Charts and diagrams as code

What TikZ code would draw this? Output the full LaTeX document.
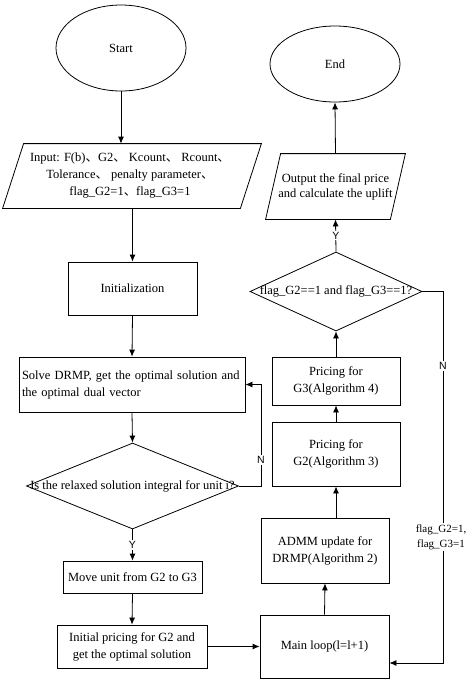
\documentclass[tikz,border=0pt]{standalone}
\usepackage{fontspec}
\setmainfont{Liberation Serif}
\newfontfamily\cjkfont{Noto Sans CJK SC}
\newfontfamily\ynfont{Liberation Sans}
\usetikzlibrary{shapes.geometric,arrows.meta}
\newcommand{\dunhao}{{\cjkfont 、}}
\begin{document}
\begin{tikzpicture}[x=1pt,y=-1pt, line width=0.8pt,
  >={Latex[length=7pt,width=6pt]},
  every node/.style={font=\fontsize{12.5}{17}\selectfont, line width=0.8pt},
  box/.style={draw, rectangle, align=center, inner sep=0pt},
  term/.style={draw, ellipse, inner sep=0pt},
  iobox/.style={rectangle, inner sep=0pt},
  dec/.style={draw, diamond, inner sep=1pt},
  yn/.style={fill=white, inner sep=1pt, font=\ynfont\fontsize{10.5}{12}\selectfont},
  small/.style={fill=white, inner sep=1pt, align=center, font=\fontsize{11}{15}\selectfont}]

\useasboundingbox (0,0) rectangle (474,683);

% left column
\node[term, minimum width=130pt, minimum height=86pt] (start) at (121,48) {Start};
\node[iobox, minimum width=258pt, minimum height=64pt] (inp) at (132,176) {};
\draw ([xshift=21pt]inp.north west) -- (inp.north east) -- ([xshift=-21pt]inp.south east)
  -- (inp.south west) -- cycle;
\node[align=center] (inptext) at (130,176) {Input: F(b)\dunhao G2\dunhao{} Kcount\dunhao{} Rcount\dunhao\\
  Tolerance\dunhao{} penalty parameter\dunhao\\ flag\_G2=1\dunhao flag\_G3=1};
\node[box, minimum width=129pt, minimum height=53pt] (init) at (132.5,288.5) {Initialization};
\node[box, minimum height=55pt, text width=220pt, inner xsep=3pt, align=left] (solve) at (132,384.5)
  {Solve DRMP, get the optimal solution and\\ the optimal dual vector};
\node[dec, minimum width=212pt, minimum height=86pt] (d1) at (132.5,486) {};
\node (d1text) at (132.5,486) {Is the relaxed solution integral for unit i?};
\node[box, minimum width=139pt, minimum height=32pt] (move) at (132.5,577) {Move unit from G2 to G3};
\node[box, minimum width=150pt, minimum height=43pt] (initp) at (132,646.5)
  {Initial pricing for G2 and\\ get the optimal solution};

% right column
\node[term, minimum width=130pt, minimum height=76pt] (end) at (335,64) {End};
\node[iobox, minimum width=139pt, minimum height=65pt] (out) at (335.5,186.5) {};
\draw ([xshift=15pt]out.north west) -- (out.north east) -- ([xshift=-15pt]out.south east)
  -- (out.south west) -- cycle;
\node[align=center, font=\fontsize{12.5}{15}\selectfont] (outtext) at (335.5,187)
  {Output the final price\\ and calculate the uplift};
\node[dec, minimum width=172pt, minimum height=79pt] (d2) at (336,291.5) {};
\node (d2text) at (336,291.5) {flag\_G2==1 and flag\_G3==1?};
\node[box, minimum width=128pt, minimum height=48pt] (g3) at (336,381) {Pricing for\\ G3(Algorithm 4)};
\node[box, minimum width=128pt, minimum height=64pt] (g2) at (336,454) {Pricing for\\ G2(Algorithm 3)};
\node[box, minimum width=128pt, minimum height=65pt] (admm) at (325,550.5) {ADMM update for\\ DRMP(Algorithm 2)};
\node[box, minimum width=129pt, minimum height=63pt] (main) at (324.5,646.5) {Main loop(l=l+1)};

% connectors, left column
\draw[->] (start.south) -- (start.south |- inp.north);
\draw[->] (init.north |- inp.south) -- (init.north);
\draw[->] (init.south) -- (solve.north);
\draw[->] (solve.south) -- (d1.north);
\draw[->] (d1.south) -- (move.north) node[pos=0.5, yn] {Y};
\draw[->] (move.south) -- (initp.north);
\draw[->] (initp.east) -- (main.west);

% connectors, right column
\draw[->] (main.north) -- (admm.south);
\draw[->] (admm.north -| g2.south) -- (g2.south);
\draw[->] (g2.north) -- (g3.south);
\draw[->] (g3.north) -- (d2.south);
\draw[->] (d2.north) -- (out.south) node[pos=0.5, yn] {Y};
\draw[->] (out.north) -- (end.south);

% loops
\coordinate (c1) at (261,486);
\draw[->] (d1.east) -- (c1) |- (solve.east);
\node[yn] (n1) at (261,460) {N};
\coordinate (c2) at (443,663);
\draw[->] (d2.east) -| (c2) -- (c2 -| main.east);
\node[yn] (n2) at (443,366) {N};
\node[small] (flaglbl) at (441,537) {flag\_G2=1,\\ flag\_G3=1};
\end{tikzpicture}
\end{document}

---

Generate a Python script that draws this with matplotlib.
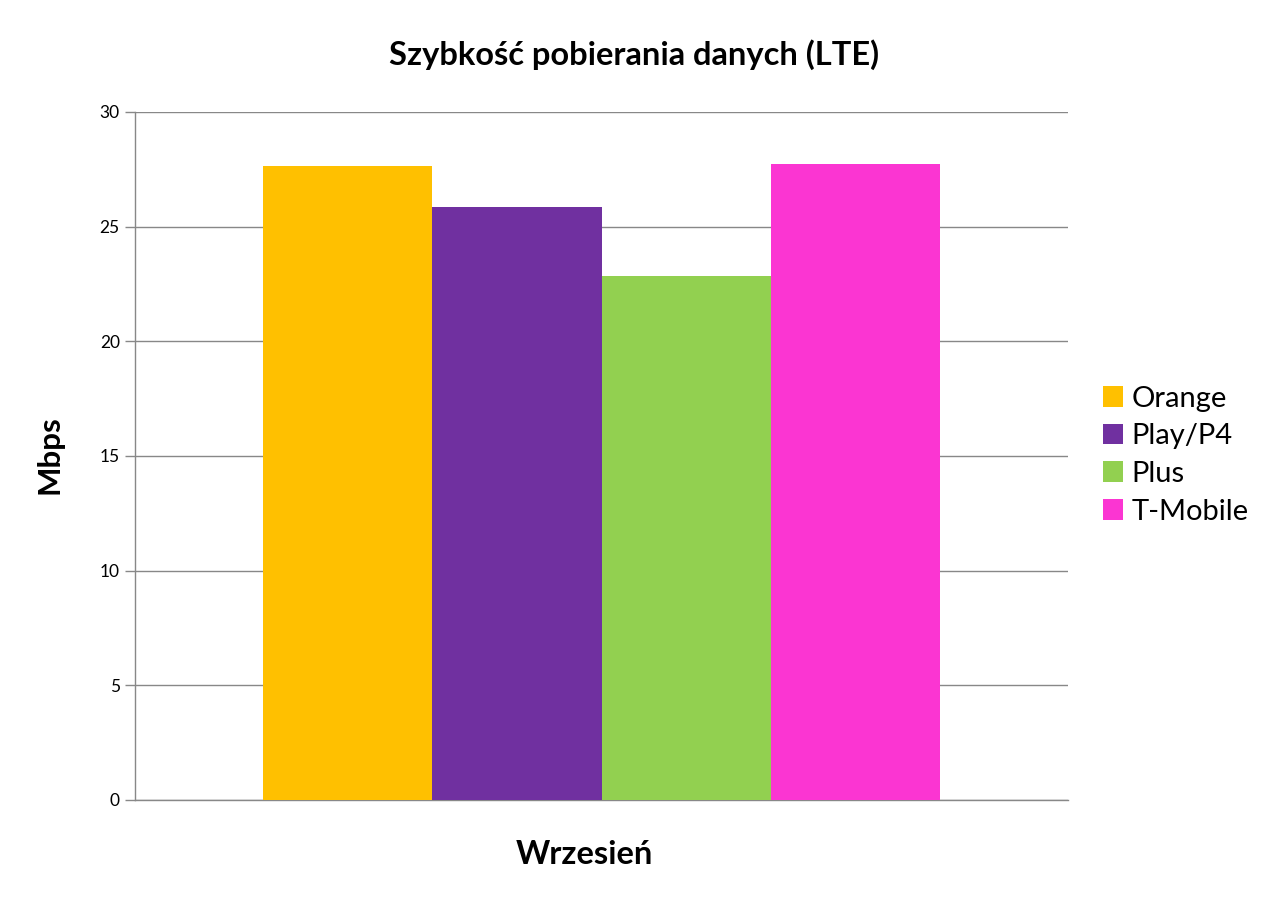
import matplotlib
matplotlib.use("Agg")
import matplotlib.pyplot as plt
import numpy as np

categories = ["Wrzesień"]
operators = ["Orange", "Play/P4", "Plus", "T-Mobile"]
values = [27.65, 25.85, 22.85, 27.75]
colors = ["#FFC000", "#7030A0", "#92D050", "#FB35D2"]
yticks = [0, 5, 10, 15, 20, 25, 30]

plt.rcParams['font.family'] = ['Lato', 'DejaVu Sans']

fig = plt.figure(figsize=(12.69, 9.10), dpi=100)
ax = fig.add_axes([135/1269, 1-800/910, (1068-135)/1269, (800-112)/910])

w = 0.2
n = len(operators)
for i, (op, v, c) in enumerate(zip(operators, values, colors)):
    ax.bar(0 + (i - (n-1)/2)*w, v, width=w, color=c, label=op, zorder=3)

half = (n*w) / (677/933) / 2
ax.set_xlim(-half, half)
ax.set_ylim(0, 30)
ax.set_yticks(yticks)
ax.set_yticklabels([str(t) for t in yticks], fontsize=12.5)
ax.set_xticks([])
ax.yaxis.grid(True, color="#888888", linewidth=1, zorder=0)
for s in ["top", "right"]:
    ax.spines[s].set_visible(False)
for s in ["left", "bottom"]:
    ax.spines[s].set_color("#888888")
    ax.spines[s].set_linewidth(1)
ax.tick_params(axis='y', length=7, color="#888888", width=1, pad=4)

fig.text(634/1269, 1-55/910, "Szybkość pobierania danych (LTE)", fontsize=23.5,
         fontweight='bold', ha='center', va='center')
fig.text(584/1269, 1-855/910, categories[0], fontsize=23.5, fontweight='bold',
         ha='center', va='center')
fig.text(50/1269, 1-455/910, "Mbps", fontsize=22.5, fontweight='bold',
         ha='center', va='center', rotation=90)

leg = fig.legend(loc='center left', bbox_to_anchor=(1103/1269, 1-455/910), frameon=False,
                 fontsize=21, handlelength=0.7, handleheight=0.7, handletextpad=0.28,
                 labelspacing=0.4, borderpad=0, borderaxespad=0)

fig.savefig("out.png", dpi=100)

● WHAT IS EXPECTED
Set down nothing but the lines from the one holding "What TikZ code" through the one holding "(0,0) rectangle (474,683);", both included, exactly as they appear; any picture is left out.

● SOLUTION FOR THIS PROBLEM
What TikZ code would draw this? Output the full LaTeX document.
\documentclass[tikz,border=0pt]{standalone}
\usepackage{fontspec}
\setmainfont{Liberation Serif}
\newfontfamily\cjkfont{Noto Sans CJK SC}
\newfontfamily\ynfont{Liberation Sans}
\usetikzlibrary{shapes.geometric,arrows.meta}
\newcommand{\dunhao}{{\cjkfont 、}}
\begin{document}
\begin{tikzpicture}[x=1pt,y=-1pt, line width=0.8pt,
  >={Latex[length=7pt,width=6pt]},
  every node/.style={font=\fontsize{12.5}{17}\selectfont, line width=0.8pt},
  box/.style={draw, rectangle, align=center, inner sep=0pt},
  term/.style={draw, ellipse, inner sep=0pt},
  iobox/.style={rectangle, inner sep=0pt},
  dec/.style={draw, diamond, inner sep=1pt},
  yn/.style={fill=white, inner sep=1pt, font=\ynfont\fontsize{10.5}{12}\selectfont},
  small/.style={fill=white, inner sep=1pt, align=center, font=\fontsize{11}{15}\selectfont}]

\useasboundingbox (0,0) rectangle (474,683);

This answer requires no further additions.